Ainda no comércio de emissões, a indústria – tendo sobretudo a Alemanha como porta-voz – conseguiu que parte das licenças continuassem a ser distribuídas gratuitamente, de modo a não arruinar-lhes a competitividade a nível internacional. Também ficou decidido que o problema dos custos indirectos do carbono sobre as indústrias mais vulneráveis à concorrência deve ser tido em conta. Estes custos representam o preço adicional que as indústrias pagam pela electricidade, devido às emissões de CO2 das centrais térmicas.

“O que é crucial agora é que os líderes europeus assegurem a rápida implementação de compensações efectivas destes custos, num comércio de emissões remodelado”, reivindica Gerd Götz, director-geral da Associação Europeia do Alumínio, num comunicado. A UE já perdeu um terço da sua produção de alumínio, segundo Götz.

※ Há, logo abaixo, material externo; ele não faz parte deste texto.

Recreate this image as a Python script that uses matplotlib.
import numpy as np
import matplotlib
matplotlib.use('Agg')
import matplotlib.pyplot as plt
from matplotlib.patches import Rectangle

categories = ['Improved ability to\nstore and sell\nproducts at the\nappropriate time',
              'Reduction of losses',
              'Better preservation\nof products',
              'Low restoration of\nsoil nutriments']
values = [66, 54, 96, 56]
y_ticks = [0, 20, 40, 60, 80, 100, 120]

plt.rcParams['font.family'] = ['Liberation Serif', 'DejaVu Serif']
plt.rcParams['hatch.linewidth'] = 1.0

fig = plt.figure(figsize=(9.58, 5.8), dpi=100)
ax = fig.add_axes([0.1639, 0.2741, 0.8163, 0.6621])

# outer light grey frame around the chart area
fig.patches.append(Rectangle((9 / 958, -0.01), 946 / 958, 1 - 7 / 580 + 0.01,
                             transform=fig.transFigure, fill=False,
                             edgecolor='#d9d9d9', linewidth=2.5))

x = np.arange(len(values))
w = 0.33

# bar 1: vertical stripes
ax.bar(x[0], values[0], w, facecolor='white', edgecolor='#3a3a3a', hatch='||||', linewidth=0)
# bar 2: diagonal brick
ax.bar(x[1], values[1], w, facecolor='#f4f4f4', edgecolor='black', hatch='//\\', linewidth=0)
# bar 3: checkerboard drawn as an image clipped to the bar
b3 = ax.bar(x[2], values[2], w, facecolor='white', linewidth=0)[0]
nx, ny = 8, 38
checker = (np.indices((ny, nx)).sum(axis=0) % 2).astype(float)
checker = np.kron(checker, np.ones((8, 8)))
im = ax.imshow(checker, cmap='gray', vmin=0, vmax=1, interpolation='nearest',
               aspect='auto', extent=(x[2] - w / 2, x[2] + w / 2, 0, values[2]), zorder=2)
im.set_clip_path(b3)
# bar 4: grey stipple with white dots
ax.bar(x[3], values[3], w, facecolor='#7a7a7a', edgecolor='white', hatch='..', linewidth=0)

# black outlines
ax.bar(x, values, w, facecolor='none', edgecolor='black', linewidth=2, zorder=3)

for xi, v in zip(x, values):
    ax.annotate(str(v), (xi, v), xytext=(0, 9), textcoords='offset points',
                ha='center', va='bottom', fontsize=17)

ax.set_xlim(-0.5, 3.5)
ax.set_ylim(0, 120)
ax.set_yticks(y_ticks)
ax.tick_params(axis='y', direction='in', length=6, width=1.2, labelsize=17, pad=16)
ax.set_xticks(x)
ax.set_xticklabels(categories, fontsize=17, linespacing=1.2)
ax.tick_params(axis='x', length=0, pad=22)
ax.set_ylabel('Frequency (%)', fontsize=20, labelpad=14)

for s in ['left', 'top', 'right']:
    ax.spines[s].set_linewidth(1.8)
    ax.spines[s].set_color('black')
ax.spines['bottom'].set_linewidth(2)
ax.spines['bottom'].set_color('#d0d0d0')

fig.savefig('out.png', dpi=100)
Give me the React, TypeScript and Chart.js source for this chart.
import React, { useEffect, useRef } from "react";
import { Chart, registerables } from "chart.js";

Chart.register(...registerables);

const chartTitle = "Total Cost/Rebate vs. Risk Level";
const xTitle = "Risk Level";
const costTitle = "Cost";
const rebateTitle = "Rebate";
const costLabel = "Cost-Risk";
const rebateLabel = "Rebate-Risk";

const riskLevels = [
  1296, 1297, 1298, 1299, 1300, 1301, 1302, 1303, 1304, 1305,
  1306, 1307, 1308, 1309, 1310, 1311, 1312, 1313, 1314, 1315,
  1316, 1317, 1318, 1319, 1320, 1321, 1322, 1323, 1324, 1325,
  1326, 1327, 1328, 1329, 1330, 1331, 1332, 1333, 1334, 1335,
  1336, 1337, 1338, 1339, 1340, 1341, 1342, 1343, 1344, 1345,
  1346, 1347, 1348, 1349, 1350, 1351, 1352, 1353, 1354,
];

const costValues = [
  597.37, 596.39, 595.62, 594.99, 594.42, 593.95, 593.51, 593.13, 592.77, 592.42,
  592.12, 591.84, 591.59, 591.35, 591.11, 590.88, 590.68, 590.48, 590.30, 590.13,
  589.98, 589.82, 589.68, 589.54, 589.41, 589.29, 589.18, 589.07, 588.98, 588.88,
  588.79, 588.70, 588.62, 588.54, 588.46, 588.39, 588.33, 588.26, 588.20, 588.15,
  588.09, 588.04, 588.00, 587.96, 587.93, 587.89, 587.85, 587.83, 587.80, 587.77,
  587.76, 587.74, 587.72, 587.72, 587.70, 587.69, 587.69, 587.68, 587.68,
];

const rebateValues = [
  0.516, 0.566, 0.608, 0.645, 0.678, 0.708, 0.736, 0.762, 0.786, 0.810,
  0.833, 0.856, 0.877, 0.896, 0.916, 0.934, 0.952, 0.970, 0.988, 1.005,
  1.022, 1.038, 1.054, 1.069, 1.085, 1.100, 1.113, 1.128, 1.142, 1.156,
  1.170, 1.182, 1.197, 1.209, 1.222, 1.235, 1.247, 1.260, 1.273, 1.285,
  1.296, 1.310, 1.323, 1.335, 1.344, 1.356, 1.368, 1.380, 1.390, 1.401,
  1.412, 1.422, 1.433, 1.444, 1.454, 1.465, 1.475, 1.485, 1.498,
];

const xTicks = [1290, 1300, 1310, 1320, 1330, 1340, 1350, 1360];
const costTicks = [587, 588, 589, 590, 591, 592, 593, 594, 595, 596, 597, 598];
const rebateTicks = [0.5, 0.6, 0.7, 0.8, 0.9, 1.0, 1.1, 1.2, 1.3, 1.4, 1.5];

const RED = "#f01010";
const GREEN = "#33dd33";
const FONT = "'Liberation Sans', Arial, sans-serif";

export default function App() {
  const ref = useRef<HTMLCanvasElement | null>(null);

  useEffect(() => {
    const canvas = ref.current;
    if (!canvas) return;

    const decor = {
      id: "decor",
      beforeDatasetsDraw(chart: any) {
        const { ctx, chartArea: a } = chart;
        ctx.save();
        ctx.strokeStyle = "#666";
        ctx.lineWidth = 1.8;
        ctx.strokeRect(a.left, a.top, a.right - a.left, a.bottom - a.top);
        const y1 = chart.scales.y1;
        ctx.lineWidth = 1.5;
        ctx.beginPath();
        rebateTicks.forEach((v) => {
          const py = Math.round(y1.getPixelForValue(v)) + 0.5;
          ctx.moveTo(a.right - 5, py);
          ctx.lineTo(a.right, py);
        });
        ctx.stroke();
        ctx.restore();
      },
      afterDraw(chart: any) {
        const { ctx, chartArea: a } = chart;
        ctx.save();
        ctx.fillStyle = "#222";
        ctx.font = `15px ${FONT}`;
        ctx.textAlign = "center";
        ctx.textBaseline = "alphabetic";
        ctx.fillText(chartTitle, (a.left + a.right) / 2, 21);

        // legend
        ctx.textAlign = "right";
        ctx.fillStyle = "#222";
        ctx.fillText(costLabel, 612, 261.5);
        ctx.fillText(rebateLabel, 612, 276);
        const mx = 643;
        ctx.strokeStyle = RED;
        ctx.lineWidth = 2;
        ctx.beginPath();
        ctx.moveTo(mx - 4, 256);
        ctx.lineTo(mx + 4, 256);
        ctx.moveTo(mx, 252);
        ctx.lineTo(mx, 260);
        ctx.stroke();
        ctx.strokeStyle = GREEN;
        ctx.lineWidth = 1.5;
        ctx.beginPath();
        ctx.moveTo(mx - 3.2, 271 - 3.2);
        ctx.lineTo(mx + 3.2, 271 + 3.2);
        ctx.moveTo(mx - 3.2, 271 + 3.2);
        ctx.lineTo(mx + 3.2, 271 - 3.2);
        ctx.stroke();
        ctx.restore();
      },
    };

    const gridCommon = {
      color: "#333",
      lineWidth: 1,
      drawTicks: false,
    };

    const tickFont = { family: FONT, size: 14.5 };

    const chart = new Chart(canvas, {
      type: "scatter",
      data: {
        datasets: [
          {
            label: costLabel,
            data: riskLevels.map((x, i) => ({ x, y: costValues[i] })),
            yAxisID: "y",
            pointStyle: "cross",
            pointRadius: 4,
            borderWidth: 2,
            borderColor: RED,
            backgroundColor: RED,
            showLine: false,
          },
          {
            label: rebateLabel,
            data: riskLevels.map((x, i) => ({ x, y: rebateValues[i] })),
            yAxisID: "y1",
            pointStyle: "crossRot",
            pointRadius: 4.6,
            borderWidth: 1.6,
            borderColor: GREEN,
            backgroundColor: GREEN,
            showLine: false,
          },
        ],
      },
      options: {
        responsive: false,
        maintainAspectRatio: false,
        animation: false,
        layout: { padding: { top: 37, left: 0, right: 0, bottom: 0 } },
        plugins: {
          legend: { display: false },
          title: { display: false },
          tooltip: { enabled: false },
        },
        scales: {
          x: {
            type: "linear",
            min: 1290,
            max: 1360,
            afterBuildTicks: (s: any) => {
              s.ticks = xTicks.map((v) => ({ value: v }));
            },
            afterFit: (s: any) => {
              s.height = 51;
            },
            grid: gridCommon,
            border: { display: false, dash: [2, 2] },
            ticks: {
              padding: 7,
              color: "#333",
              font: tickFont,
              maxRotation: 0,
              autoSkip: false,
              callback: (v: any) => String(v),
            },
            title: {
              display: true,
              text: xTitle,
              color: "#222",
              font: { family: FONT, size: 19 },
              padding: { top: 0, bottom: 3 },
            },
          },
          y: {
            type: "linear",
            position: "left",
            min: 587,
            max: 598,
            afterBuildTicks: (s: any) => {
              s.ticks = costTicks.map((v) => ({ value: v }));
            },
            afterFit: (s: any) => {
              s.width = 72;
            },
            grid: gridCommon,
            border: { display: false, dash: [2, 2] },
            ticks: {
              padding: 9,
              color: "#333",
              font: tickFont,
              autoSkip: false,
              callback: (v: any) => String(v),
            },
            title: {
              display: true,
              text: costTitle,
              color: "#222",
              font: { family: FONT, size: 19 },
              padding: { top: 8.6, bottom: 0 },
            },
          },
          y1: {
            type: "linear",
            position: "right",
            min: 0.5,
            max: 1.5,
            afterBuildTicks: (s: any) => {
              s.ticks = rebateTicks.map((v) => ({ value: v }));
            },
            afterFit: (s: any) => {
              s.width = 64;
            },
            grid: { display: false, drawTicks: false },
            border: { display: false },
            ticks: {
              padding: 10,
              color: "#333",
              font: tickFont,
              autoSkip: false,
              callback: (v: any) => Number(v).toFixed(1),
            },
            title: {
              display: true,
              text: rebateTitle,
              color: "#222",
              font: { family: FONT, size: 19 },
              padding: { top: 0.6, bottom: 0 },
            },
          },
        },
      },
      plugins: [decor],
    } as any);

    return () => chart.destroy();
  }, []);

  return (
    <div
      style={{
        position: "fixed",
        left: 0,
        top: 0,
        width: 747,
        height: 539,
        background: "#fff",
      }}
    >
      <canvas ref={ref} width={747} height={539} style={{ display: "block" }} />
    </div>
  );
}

-- Os pontos principais do acordo --
Numa negociação difícil, os 28 Estados-membros chegaram a acordo sobre os próximos passos na luta contra as alterações climáticas. As principais medidas:

Emissões de CO2
A União Europeia terá de reduzir as suas emissões de gases com efeito de estufa em “pelo menos” 40% até 2030, em relação aos níveis de 1990. Nos sectores abrangidos pelo comércio europeu de licenças de emissões – que reúne centrais térmicas, refinarias, siderurgias, cimenteiras e outras indústrias – a redução terá de ser de 43%. Fora do comércio de emissões – transportes, por exemplo – deverá ser de 30%. O cumprimento é colectivo, de toda a UE, mas não está definido como este esforço vai ser repartido entre os 28 Estados-membros. Até 2012, a UE já tinha reduzido em 19% as suas emissões.

Energias renováveis
A fatia das renováveis no bolo energético deverá duplicar dos cerca de 13% actuais para 27% em 2030. É uma meta vinculativa para a UE como um todo, mas cada país vai escolher o seu caminho. Nada impede que adoptem nacionalmente metas ainda mais ambiciosas, mas também nada obriga a que se comprometam com valores mínimos. Pelo contrário, a decisão tomada em Bruxelas assegura a “liberdade de os Estados-membros determinarem o seu cabaz energético” e deixa claro que esta meta e a da eficiência energética “não serão convertidas em metas vinculativas nacionais”.

Eficiência energética
Também ficou decidido que a eficiência energética deverá aumentar 27% até 2030. Neste caso, porém, não é uma meta vinculativa mas apenas “indicativa” – ou seja, um simples sinal político. Mais uma vez, não haverá imposições individuais para ninguém. Em 2020, a situação será reavaliada, com vista a um possível alargamento da meta para 30%.

Comércio de emissões

Vai implicar um esforço maior da indústria, pois as licenças de emissões de CO2 disponíveis no mercado serão reduzidas em 2,2% ao ano, ao invés dos 1,74% actuais. Mas ficou garantido que não serão todas leiloadas e que parte continuará a ser distribuída de graça, tal como acontece hoje, de modo a evitar que as empresas europeias sejam prejudicadas pela concorrência de outras em países sem onde não há um controlo semelhante. Os países mais pobres da UE – com PIB per capita inferior a 60% da média europeia – serão apoiados financeiramente para melhorar a sua eficiência energética e modernizar o seu parque energético. Uma reserva de 2% das licenças de emissões será constituída para este fim.